На третий день к нему приехала Маша Сивашева, и он обрадовался ее приезду, как мог бы обрадоваться человек, замерзающий в проруби, потерявший всякую надежду на спасение и вдруг увидевший перед собой людей, теплую печку, еду.
– Маша, Машенька! – Кирилл кинулся ей навстречу и, забыв о том, что он глава коммуны, сжал Машины плечи и, не отрываясь от ее теплых глаз, затряс ее. – Вот хорошо-то… вот хорошо-то!.. Ну, пойдем… Я не могу здесь больше…
– Стервюга!.. стервюга!.. А-а-а!.. – завизжала им вслед Улька и опустилась на крыльцо квартирки. – Увела… сука… Увела…
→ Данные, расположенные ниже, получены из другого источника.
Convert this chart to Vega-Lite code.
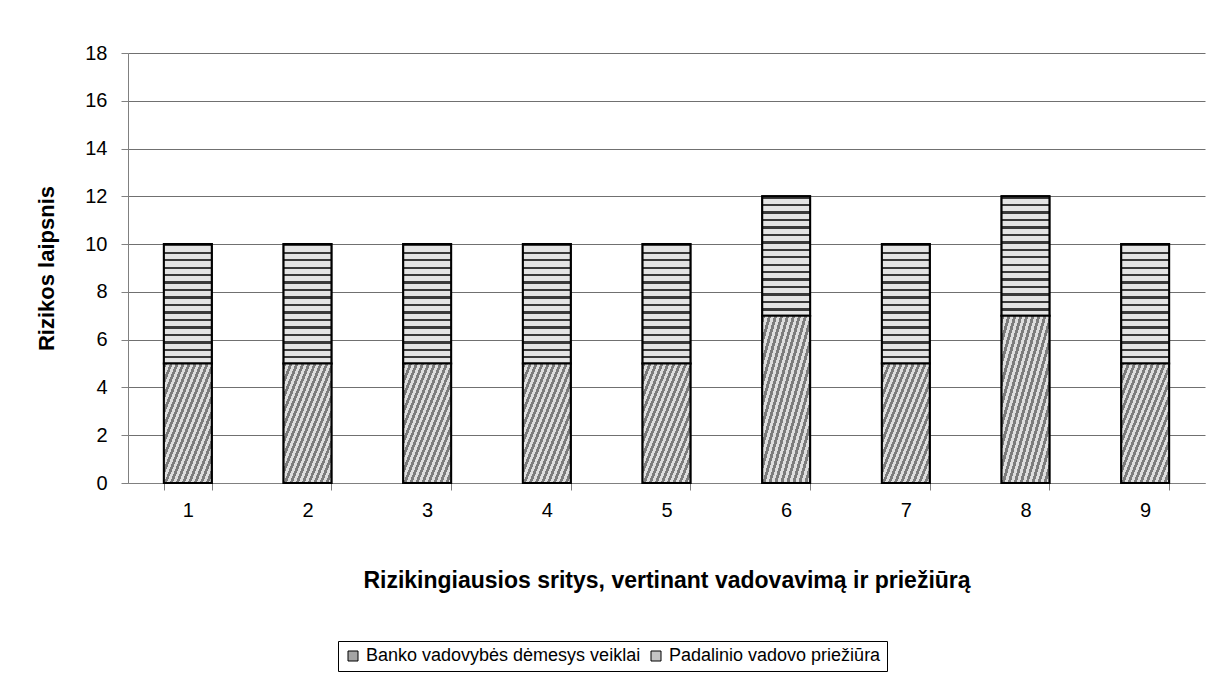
{
  "$schema": "https://vega.github.io/schema/vega-lite/v6.json",
  "autosize": {"type": "none"},
  "padding": {"left": 128, "top": 53, "right": 15, "bottom": 205},
  "width": 1077,
  "height": 430,
  "background": "white",
  "config": {
    "font": "Liberation Sans",
    "view": {"stroke": null},
    "axis": {"labelFont": "Liberation Sans", "titleFont": "Liberation Sans", "labelColor": "black", "titleColor": "black"}
  },
  "data": {
    "values": [
      {"cat": "1", "series": "Banko vadovybės dėmesys veiklai", "order": 1, "value": 5},
      {"cat": "1", "series": "Padalinio vadovo priežiūra", "order": 2, "value": 5},
      {"cat": "2", "series": "Banko vadovybės dėmesys veiklai", "order": 1, "value": 5},
      {"cat": "2", "series": "Padalinio vadovo priežiūra", "order": 2, "value": 5},
      {"cat": "3", "series": "Banko vadovybės dėmesys veiklai", "order": 1, "value": 5},
      {"cat": "3", "series": "Padalinio vadovo priežiūra", "order": 2, "value": 5},
      {"cat": "4", "series": "Banko vadovybės dėmesys veiklai", "order": 1, "value": 5},
      {"cat": "4", "series": "Padalinio vadovo priežiūra", "order": 2, "value": 5},
      {"cat": "5", "series": "Banko vadovybės dėmesys veiklai", "order": 1, "value": 5},
      {"cat": "5", "series": "Padalinio vadovo priežiūra", "order": 2, "value": 5},
      {"cat": "6", "series": "Banko vadovybės dėmesys veiklai", "order": 1, "value": 7},
      {"cat": "6", "series": "Padalinio vadovo priežiūra", "order": 2, "value": 5},
      {"cat": "7", "series": "Banko vadovybės dėmesys veiklai", "order": 1, "value": 5},
      {"cat": "7", "series": "Padalinio vadovo priežiūra", "order": 2, "value": 5},
      {"cat": "8", "series": "Banko vadovybės dėmesys veiklai", "order": 1, "value": 7},
      {"cat": "8", "series": "Padalinio vadovo priežiūra", "order": 2, "value": 5},
      {"cat": "9", "series": "Banko vadovybės dėmesys veiklai", "order": 1, "value": 5},
      {"cat": "9", "series": "Padalinio vadovo priežiūra", "order": 2, "value": 5}
    ]
  },
  "transform": [
    {"stack": "value", "groupby": ["cat"], "sort": [{"field": "order", "order": "ascending"}], "as": ["v0", "v1"]}
  ],
  "encoding": {
    "x": {
      "field": "cat", "type": "ordinal",
      "scale": {"paddingInner": 0.6, "paddingOuter": 0.3},
      "axis": {
        "title": "Rizikingiausios sritys, vertinant vadovavimą ir priežiūrą",
        "titleFontSize": 23, "titleFontWeight": "bold", "titlePadding": 49,
        "labelAngle": 0, "labelFontSize": 20, "labelPadding": 10,
        "tickSize": 7, "tickColor": "#808080", "domainColor": "#808080",
        "tickBand": "extent", "grid": false
      }
    },
    "y": {
      "field": "v1", "type": "quantitative",
      "scale": {"domain": [0, 18]},
      "axis": {
        "title": "Rizikos laipsnis",
        "titleFontSize": 22, "titleFontWeight": "bold", "titlePadding": 26,
        "values": [0, 2, 4, 6, 8, 10, 12, 14, 16, 18],
        "labelFontSize": 20, "labelPadding": 14,
        "tickSize": 7, "tickColor": "#808080", "domainColor": "#808080",
        "grid": true, "gridColor": "#707070", "gridWidth": 1
      }
    },
    "y2": {"field": "v0"}
  },
  "layer": [
    {
      "mark": {"type": "bar", "stroke": "black", "strokeWidth": 2},
      "encoding": {
        "color": {
          "field": "series", "type": "nominal",
          "scale": {
            "domain": ["Banko vadovybės dėmesys veiklai", "Padalinio vadovo priežiūra"],
            "range": ["#a4a4a4", "#c4c4c4"]
          },
          "legend": {
            "title": null, "orient": "none", "legendX": 210, "legendY": 588,
            "direction": "horizontal", "strokeColor": "black", "padding": 6,
            "symbolType": "square", "symbolSize": 100, "symbolStrokeColor": "black",
            "symbolStrokeWidth": 1, "labelFontSize": 18, "labelFont": "Liberation Sans",
            "labelColor": "black", "labelLimit": 400, "columnPadding": 6, "labelOffset": 4
          }
        }
      }
    },
    {
      "transform": [{"filter": "datum.order == 2"}],
      "mark": {
        "type": "bar", "stroke": "black", "strokeWidth": 2,
        "fill": {
          "gradient": "linear", "x1": 0, "y1": 0, "x2": 0, "y2": 1,
          "stops": [
            {"offset": 0, "color": "#3a3a3a"}, {"offset": 0.02, "color": "#3a3a3a"}, {"offset": 0.02, "color": "#e4e4e4"}, {"offset": 0.0625, "color": "#e4e4e4"},
            {"offset": 0.0625, "color": "#3a3a3a"}, {"offset": 0.0825, "color": "#3a3a3a"}, {"offset": 0.0825, "color": "#e4e4e4"}, {"offset": 0.125, "color": "#e4e4e4"},
            {"offset": 0.125, "color": "#3a3a3a"}, {"offset": 0.145, "color": "#3a3a3a"}, {"offset": 0.145, "color": "#e4e4e4"}, {"offset": 0.1875, "color": "#e4e4e4"},
            {"offset": 0.1875, "color": "#3a3a3a"}, {"offset": 0.2075, "color": "#3a3a3a"}, {"offset": 0.2075, "color": "#e4e4e4"}, {"offset": 0.25, "color": "#e4e4e4"},
            {"offset": 0.25, "color": "#3a3a3a"}, {"offset": 0.27, "color": "#3a3a3a"}, {"offset": 0.27, "color": "#e4e4e4"}, {"offset": 0.3125, "color": "#e4e4e4"},
            {"offset": 0.3125, "color": "#3a3a3a"}, {"offset": 0.3325, "color": "#3a3a3a"}, {"offset": 0.3325, "color": "#e4e4e4"}, {"offset": 0.375, "color": "#e4e4e4"},
            {"offset": 0.375, "color": "#3a3a3a"}, {"offset": 0.395, "color": "#3a3a3a"}, {"offset": 0.395, "color": "#e4e4e4"}, {"offset": 0.4375, "color": "#e4e4e4"},
            {"offset": 0.4375, "color": "#3a3a3a"}, {"offset": 0.4575, "color": "#3a3a3a"}, {"offset": 0.4575, "color": "#e4e4e4"}, {"offset": 0.5, "color": "#e4e4e4"},
            {"offset": 0.5, "color": "#3a3a3a"}, {"offset": 0.52, "color": "#3a3a3a"}, {"offset": 0.52, "color": "#e4e4e4"}, {"offset": 0.5625, "color": "#e4e4e4"},
            {"offset": 0.5625, "color": "#3a3a3a"}, {"offset": 0.5825, "color": "#3a3a3a"}, {"offset": 0.5825, "color": "#e4e4e4"}, {"offset": 0.625, "color": "#e4e4e4"},
            {"offset": 0.625, "color": "#3a3a3a"}, {"offset": 0.645, "color": "#3a3a3a"}, {"offset": 0.645, "color": "#e4e4e4"}, {"offset": 0.6875, "color": "#e4e4e4"},
            {"offset": 0.6875, "color": "#3a3a3a"}, {"offset": 0.7075, "color": "#3a3a3a"}, {"offset": 0.7075, "color": "#e4e4e4"}, {"offset": 0.75, "color": "#e4e4e4"},
            {"offset": 0.75, "color": "#3a3a3a"}, {"offset": 0.77, "color": "#3a3a3a"}, {"offset": 0.77, "color": "#e4e4e4"}, {"offset": 0.8125, "color": "#e4e4e4"},
            {"offset": 0.8125, "color": "#3a3a3a"}, {"offset": 0.8325, "color": "#3a3a3a"}, {"offset": 0.8325, "color": "#e4e4e4"}, {"offset": 0.875, "color": "#e4e4e4"},
            {"offset": 0.875, "color": "#3a3a3a"}, {"offset": 0.895, "color": "#3a3a3a"}, {"offset": 0.895, "color": "#e4e4e4"}, {"offset": 0.9375, "color": "#e4e4e4"},
            {"offset": 0.9375, "color": "#3a3a3a"}, {"offset": 0.9575, "color": "#3a3a3a"}, {"offset": 0.9575, "color": "#e4e4e4"}, {"offset": 1, "color": "#e4e4e4"}
          ]
        }
      }
    },
    {
      "transform": [{"filter": "datum.order == 1"}],
      "mark": {
        "type": "bar", "stroke": "black", "strokeWidth": 2,
        "fill": {
          "gradient": "linear", "x1": 0, "y1": 0, "x2": 1, "y2": 1,
          "stops": [
            {"offset": 0, "color": "#7c7c7c"}, {"offset": 0.03125, "color": "#7c7c7c"}, {"offset": 0.03125, "color": "#dedede"}, {"offset": 0.0625, "color": "#dedede"},
            {"offset": 0.0625, "color": "#7c7c7c"}, {"offset": 0.09375, "color": "#7c7c7c"}, {"offset": 0.09375, "color": "#dedede"}, {"offset": 0.125, "color": "#dedede"},
            {"offset": 0.125, "color": "#7c7c7c"}, {"offset": 0.15625, "color": "#7c7c7c"}, {"offset": 0.15625, "color": "#dedede"}, {"offset": 0.1875, "color": "#dedede"},
            {"offset": 0.1875, "color": "#7c7c7c"}, {"offset": 0.21875, "color": "#7c7c7c"}, {"offset": 0.21875, "color": "#dedede"}, {"offset": 0.25, "color": "#dedede"},
            {"offset": 0.25, "color": "#7c7c7c"}, {"offset": 0.28125, "color": "#7c7c7c"}, {"offset": 0.28125, "color": "#dedede"}, {"offset": 0.3125, "color": "#dedede"},
            {"offset": 0.3125, "color": "#7c7c7c"}, {"offset": 0.34375, "color": "#7c7c7c"}, {"offset": 0.34375, "color": "#dedede"}, {"offset": 0.375, "color": "#dedede"},
            {"offset": 0.375, "color": "#7c7c7c"}, {"offset": 0.40625, "color": "#7c7c7c"}, {"offset": 0.40625, "color": "#dedede"}, {"offset": 0.4375, "color": "#dedede"},
            {"offset": 0.4375, "color": "#7c7c7c"}, {"offset": 0.46875, "color": "#7c7c7c"}, {"offset": 0.46875, "color": "#dedede"}, {"offset": 0.5, "color": "#dedede"},
            {"offset": 0.5, "color": "#7c7c7c"}, {"offset": 0.53125, "color": "#7c7c7c"}, {"offset": 0.53125, "color": "#dedede"}, {"offset": 0.5625, "color": "#dedede"},
            {"offset": 0.5625, "color": "#7c7c7c"}, {"offset": 0.59375, "color": "#7c7c7c"}, {"offset": 0.59375, "color": "#dedede"}, {"offset": 0.625, "color": "#dedede"},
            {"offset": 0.625, "color": "#7c7c7c"}, {"offset": 0.65625, "color": "#7c7c7c"}, {"offset": 0.65625, "color": "#dedede"}, {"offset": 0.6875, "color": "#dedede"},
            {"offset": 0.6875, "color": "#7c7c7c"}, {"offset": 0.71875, "color": "#7c7c7c"}, {"offset": 0.71875, "color": "#dedede"}, {"offset": 0.75, "color": "#dedede"},
            {"offset": 0.75, "color": "#7c7c7c"}, {"offset": 0.78125, "color": "#7c7c7c"}, {"offset": 0.78125, "color": "#dedede"}, {"offset": 0.8125, "color": "#dedede"},
            {"offset": 0.8125, "color": "#7c7c7c"}, {"offset": 0.84375, "color": "#7c7c7c"}, {"offset": 0.84375, "color": "#dedede"}, {"offset": 0.875, "color": "#dedede"},
            {"offset": 0.875, "color": "#7c7c7c"}, {"offset": 0.90625, "color": "#7c7c7c"}, {"offset": 0.90625, "color": "#dedede"}, {"offset": 0.9375, "color": "#dedede"},
            {"offset": 0.9375, "color": "#7c7c7c"}, {"offset": 0.96875, "color": "#7c7c7c"}, {"offset": 0.96875, "color": "#dedede"}, {"offset": 1, "color": "#dedede"}
          ]
        }
      }
    }
  ]
}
Они уже бежали за Вонючим затоном, спустились в Гремучий дол, когда Маша сказала:
– Ух… Шагаешь же ты… как верблюд.
– Да? – спросил он и задержался.
– Присядем… – она опустилась на желтоватую траву под кустом орешника. – Затравили тебя. И ты все-таки прав. Прав ты в том, что экономика обгоняет культурный рост человека и человек остается черным тараканом. Люди еще старые – паршивые. Но от этого не следует падать духом. Надо полюбить их – забитых, паршивых, дрянных… иначе не перестроишь их. А ты сорвался. Ты обозлился. Против кого? Ах, Кирилл, Кирилл! Если бы все они были настоящие коммунисты, то здесь делать нечего было бы: они и без тебя бы обошлись.
– Маша! Маша!.. – сказал Кирилл Ждаркин и, плача, уткнулся головой ей в колени.
– Ну вот… ну вот, чудачок какой… А еще член Всесоюзного Центрального Комитета. Нет, ты перестань… а то ведь и я… Перестань, говорю! – вскрикнула Маша и провела рукой по его голове от шеи к макушке.
А когда они шли обратно, то за Вонючим затоном, в начале парка, наткнулись на Яшку и Стешку.
– Сюда, – Кирилл потянул Машу, и они скрылись за деревьями, невольно прислушались.